I don't think this initial burst bit is necessary. All you need to say is that if the sender uses pacing, the cwnd does not need to be reduced. How about "A sender that uses pacing can retain its congestion window through an idle period."

> +
+A connection is idle if bytes in flight is 0 and there is nothing
+retransmittable to send.  This occurs when the connection is application
+limited and after a verified retransmission timeout.  In order to limit the
+size of bursts sent into the network, the behavior when restarting from idle
+depends upon whether pacing is used.
+
+If pacing is used, the connection should limit the initial burst of packets to
+no more than the initial congestion window and subsequent packets SHOULD be
+paced. The congestion window does not change while the connection is idle.
+
+If pacing is not used, the congestion window SHOULD be reset to the minimum of
+the current congestion window and the initial congestion window.  If the
+slow start threshold is larger than the congestion window, the congestion window
+will grow back to the congestion window prior to idle via slow start.  This
+recommendation is based on Section 4.1 of {{?RFC5681}}.

Similarly, I would reduce this to a sentence and remove the sentence about slow start. I'm ok with leaving the ref to 5681 in here, but I would like to remove it in a later PR and replace it with more text explaining the rationale directly (instead of pointing to 5681). 

For now, how about "A sender that does not use pacing SHOULD reset its congestion window to the minimum of the current congestion window and the initial congestion window.  This recommendation is based on Section 4.1 of {{?RFC5681}}."

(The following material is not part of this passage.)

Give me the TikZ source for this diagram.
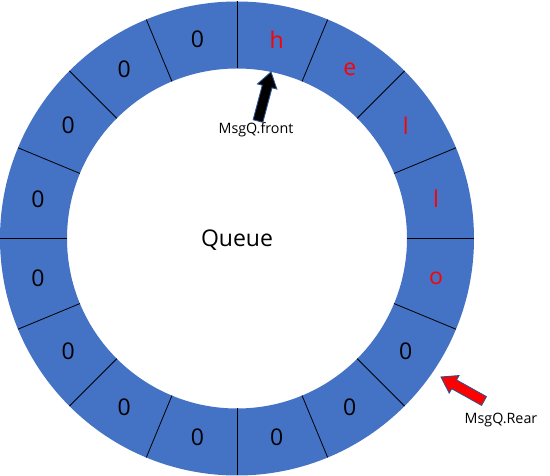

> @@ -1040,6 +1040,21 @@ As an example of a well-known and publicly available implementation of a flow
 pacer, implementers are referred to the Fair Queue packet scheduler (fq qdisc)
 in Linux (3.11 onwards).
 
+## Resumption from idle
+
+A connection is idle if bytes in flight is 0 and there is nothing retransmittable
+to send.  In order to limit the size of bursts sent into the network, the
+behavior when restarting from idle depends upon whether pacing is used.
+
+If pacing is used, the connection should limit the initial burst of packets to
+no more than the initial congestion window and subsequent packets SHOULD be paced.
+The congestion window does not change while the connection is idle.
+
+If pacing is not used, the congestion window SHOULD be reset to the minimum of
+the current congestion window and the initial congestion window.  If the
+slow start threshold is larger than the congestion window, the congestion window
+will grow back to the congestion window prior to idle via slow start.
+
 ## Pseudocode

RFC 2861 describes how to do this exponentially, but that was always considered too aggressive and resulted in folks turning it off in real deployments.  The new one is RFC 7661, which reduces the cwnd once to max(cwnd/2, IW) and ssthresh to max(ssthresh, 3/4 x cwnd).  We could use these reductions here, though 7661 is an experimental RFC, since it has gone through TCPM review.